• INFORMATION SHOWN:
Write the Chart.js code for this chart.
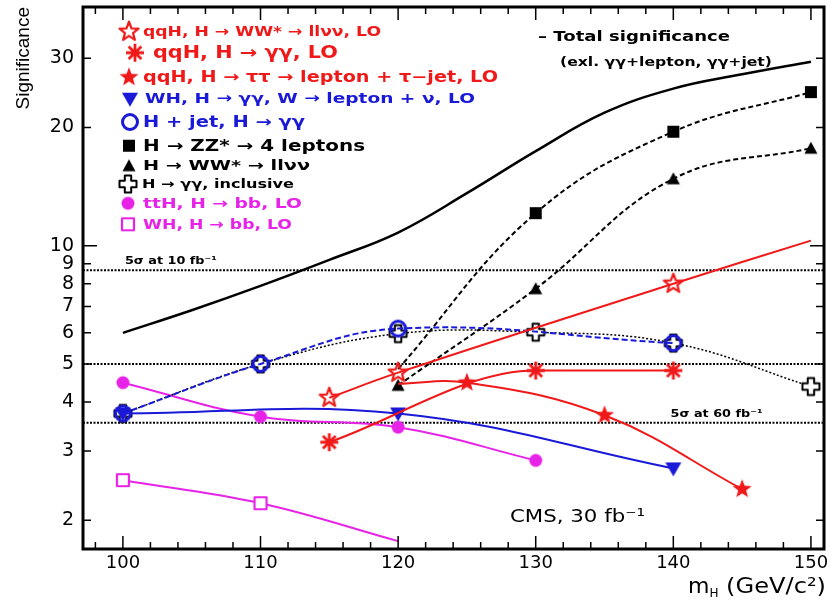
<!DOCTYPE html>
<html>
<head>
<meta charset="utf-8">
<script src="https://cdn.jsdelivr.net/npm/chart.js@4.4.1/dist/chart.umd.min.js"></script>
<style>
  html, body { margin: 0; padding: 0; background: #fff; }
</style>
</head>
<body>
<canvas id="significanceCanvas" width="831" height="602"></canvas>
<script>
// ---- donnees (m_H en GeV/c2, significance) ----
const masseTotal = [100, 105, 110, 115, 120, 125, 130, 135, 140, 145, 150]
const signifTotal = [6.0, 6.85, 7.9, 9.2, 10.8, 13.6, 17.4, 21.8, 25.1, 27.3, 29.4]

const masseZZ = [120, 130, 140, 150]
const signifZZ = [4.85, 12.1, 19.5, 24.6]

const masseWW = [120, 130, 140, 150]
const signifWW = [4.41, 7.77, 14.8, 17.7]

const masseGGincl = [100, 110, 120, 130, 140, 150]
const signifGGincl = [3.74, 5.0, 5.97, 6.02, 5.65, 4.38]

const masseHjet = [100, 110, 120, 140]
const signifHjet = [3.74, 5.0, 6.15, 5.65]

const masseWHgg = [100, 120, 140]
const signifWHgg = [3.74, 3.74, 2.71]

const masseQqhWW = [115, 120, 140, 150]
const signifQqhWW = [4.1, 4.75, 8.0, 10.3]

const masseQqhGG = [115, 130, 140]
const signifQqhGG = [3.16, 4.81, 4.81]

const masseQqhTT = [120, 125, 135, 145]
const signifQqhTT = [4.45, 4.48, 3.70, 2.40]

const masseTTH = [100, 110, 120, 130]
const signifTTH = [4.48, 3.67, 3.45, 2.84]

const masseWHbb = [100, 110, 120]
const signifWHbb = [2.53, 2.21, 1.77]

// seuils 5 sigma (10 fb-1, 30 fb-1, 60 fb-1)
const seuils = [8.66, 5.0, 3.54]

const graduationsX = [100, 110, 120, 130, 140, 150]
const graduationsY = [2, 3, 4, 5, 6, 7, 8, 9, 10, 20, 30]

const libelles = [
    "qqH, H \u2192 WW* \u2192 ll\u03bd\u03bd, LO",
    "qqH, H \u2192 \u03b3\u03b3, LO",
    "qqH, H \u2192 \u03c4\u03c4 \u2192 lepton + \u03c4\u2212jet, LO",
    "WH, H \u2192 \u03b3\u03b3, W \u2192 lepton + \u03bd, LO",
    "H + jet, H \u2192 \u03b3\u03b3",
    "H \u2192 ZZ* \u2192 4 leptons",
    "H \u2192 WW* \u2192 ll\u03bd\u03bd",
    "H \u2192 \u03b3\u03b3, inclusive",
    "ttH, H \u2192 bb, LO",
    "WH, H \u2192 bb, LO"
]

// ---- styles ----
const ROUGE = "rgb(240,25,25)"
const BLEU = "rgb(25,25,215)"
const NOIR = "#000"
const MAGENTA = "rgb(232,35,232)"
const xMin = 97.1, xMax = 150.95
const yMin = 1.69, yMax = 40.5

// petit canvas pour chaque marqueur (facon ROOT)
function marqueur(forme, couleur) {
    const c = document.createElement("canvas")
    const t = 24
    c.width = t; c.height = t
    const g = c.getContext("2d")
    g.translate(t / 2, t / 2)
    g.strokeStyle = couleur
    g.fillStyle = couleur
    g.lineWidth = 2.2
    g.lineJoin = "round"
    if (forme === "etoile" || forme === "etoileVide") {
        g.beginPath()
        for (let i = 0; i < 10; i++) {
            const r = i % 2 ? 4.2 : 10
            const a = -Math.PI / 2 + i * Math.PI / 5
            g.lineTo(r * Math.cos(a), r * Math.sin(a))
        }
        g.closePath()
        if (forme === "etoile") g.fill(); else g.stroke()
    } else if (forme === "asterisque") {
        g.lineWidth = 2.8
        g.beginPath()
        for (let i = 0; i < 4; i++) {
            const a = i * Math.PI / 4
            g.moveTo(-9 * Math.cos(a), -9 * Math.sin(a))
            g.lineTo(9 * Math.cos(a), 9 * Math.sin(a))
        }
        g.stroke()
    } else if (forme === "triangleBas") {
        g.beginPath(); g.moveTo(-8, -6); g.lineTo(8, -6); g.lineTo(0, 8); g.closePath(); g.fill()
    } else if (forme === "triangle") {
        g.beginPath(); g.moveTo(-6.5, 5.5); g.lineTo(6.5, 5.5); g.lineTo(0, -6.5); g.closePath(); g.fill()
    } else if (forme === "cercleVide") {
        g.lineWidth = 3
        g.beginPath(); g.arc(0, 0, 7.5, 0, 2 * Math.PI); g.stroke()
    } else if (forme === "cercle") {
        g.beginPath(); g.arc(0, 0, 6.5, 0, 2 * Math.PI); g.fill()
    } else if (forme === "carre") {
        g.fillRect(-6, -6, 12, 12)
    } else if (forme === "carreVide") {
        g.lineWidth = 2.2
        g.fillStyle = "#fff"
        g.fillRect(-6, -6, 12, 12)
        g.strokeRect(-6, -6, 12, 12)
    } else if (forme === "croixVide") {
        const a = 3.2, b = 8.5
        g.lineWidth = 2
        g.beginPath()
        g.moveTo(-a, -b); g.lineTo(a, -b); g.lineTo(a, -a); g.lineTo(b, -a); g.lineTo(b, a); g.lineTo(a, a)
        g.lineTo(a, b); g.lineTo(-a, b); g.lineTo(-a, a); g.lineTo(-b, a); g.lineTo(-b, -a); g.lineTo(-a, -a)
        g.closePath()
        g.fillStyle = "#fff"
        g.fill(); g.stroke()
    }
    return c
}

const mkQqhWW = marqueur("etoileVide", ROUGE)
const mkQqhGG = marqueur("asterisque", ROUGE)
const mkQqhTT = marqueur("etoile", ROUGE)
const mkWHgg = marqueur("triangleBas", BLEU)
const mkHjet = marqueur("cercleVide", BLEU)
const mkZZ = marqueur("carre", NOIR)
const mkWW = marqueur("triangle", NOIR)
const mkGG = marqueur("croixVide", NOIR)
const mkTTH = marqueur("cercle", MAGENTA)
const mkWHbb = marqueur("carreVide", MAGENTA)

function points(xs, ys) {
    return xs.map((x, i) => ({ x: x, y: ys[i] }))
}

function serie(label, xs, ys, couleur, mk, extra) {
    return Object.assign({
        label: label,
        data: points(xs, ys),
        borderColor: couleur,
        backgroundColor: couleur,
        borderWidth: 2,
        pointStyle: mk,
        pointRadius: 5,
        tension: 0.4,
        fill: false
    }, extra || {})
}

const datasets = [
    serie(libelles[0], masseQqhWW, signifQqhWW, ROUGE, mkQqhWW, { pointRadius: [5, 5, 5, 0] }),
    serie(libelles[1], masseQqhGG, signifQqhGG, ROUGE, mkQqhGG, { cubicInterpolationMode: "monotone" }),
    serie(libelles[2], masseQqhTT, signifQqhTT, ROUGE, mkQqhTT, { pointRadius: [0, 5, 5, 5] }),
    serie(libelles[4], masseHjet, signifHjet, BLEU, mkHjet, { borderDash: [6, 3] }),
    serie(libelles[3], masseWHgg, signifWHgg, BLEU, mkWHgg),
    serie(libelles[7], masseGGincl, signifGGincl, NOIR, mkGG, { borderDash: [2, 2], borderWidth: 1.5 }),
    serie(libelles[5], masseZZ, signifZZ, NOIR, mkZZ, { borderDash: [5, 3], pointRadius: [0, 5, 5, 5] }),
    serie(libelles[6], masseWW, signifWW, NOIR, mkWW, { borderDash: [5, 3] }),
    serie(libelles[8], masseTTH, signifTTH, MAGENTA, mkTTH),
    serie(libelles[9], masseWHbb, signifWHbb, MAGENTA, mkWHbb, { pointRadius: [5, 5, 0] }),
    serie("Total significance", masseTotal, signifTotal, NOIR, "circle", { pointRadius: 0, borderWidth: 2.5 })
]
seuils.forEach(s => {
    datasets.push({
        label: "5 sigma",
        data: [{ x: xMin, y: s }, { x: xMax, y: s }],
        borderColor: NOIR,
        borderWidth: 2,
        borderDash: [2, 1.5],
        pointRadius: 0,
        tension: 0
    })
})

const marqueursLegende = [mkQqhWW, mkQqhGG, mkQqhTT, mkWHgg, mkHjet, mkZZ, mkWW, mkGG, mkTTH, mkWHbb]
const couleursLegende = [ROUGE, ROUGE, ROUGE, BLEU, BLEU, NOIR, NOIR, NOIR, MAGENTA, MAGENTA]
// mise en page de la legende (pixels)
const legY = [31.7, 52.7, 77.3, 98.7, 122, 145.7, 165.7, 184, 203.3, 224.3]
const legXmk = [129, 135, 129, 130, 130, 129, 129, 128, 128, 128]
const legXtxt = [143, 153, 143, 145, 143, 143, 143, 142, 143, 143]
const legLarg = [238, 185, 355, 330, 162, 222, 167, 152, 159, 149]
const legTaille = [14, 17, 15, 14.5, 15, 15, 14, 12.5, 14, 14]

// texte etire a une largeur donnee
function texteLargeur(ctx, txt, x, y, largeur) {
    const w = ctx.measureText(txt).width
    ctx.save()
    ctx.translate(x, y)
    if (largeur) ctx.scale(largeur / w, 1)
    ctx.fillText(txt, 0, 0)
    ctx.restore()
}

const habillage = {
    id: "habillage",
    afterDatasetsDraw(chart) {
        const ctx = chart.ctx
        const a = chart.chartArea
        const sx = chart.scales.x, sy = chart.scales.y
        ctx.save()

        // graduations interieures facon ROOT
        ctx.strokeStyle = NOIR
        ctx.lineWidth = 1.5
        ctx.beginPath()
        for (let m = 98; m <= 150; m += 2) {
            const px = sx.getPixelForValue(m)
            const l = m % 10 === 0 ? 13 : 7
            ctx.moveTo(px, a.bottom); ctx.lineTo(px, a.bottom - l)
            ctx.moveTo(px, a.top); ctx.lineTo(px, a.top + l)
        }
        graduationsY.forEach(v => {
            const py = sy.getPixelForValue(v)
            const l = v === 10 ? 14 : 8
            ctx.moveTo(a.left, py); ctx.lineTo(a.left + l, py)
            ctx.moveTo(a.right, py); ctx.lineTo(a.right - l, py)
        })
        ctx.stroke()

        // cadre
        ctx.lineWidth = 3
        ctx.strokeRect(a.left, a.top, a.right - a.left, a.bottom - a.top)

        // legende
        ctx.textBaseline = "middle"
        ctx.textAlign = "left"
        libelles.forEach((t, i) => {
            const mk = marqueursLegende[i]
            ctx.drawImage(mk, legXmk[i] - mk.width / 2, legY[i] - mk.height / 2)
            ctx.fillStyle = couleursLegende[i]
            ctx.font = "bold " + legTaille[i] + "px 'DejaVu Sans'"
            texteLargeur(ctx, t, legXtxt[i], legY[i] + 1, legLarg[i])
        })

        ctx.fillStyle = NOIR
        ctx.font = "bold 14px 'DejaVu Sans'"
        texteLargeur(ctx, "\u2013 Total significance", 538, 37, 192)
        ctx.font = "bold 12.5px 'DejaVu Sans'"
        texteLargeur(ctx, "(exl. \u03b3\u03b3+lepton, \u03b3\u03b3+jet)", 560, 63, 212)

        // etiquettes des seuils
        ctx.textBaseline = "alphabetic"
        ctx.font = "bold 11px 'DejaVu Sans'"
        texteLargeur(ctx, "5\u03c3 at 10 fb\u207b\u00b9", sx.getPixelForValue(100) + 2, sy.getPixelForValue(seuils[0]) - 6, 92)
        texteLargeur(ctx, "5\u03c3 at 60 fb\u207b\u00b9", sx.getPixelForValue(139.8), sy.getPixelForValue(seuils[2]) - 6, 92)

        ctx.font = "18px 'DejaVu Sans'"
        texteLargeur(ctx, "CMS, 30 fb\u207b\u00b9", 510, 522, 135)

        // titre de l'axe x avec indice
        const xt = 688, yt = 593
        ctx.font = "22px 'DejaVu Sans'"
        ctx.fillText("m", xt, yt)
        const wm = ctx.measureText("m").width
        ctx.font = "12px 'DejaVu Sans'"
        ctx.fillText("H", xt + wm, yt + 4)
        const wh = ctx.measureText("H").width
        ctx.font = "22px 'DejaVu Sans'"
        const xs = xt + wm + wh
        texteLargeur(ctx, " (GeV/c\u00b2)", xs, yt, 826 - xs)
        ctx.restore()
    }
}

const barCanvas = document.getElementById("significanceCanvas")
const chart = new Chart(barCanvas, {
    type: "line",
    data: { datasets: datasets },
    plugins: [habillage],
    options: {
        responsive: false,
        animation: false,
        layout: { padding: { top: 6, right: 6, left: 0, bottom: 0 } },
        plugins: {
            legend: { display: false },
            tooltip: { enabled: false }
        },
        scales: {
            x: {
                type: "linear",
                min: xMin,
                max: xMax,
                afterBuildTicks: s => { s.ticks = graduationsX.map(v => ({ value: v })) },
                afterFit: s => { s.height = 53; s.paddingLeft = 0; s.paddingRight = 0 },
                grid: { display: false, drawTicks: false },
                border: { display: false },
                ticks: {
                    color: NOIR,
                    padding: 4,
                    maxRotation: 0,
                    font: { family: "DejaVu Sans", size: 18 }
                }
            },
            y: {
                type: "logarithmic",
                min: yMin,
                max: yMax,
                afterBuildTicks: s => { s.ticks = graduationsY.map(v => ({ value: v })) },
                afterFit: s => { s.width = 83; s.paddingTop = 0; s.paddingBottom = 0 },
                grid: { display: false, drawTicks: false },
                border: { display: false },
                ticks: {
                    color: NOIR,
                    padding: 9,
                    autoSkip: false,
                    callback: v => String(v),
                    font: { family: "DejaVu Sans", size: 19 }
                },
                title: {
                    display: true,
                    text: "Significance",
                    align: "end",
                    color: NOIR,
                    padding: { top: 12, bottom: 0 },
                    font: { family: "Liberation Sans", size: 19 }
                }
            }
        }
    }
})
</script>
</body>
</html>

• WHAT TO DO:
Write out, word for word, the lines from the start of the data through the one holding "const yMin = 1.69, yMax = 40.5". Omit pictures.

• FINISHED ANSWER:
Write the Chart.js code for this chart.
<!DOCTYPE html>
<html>
<head>
<meta charset="utf-8">
<script src="https://cdn.jsdelivr.net/npm/chart.js@4.4.1/dist/chart.umd.min.js"></script>
<style>
  html, body { margin: 0; padding: 0; background: #fff; }
</style>
</head>
<body>
<canvas id="significanceCanvas" width="831" height="602"></canvas>
<script>
// ---- donnees (m_H en GeV/c2, significance) ----
const masseTotal = [100, 105, 110, 115, 120, 125, 130, 135, 140, 145, 150]
const signifTotal = [6.0, 6.85, 7.9, 9.2, 10.8, 13.6, 17.4, 21.8, 25.1, 27.3, 29.4]

const masseZZ = [120, 130, 140, 150]
const signifZZ = [4.85, 12.1, 19.5, 24.6]

const masseWW = [120, 130, 140, 150]
const signifWW = [4.41, 7.77, 14.8, 17.7]

const masseGGincl = [100, 110, 120, 130, 140, 150]
const signifGGincl = [3.74, 5.0, 5.97, 6.02, 5.65, 4.38]

const masseHjet = [100, 110, 120, 140]
const signifHjet = [3.74, 5.0, 6.15, 5.65]

const masseWHgg = [100, 120, 140]
const signifWHgg = [3.74, 3.74, 2.71]

const masseQqhWW = [115, 120, 140, 150]
const signifQqhWW = [4.1, 4.75, 8.0, 10.3]

const masseQqhGG = [115, 130, 140]
const signifQqhGG = [3.16, 4.81, 4.81]

const masseQqhTT = [120, 125, 135, 145]
const signifQqhTT = [4.45, 4.48, 3.70, 2.40]

const masseTTH = [100, 110, 120, 130]
const signifTTH = [4.48, 3.67, 3.45, 2.84]

const masseWHbb = [100, 110, 120]
const signifWHbb = [2.53, 2.21, 1.77]

// seuils 5 sigma (10 fb-1, 30 fb-1, 60 fb-1)
const seuils = [8.66, 5.0, 3.54]

const graduationsX = [100, 110, 120, 130, 140, 150]
const graduationsY = [2, 3, 4, 5, 6, 7, 8, 9, 10, 20, 30]

const libelles = [
    "qqH, H \u2192 WW* \u2192 ll\u03bd\u03bd, LO",
    "qqH, H \u2192 \u03b3\u03b3, LO",
    "qqH, H \u2192 \u03c4\u03c4 \u2192 lepton + \u03c4\u2212jet, LO",
    "WH, H \u2192 \u03b3\u03b3, W \u2192 lepton + \u03bd, LO",
    "H + jet, H \u2192 \u03b3\u03b3",
    "H \u2192 ZZ* \u2192 4 leptons",
    "H \u2192 WW* \u2192 ll\u03bd\u03bd",
    "H \u2192 \u03b3\u03b3, inclusive",
    "ttH, H \u2192 bb, LO",
    "WH, H \u2192 bb, LO"
]

// ---- styles ----
const ROUGE = "rgb(240,25,25)"
const BLEU = "rgb(25,25,215)"
const NOIR = "#000"
const MAGENTA = "rgb(232,35,232)"
const xMin = 97.1, xMax = 150.95
const yMin = 1.69, yMax = 40.5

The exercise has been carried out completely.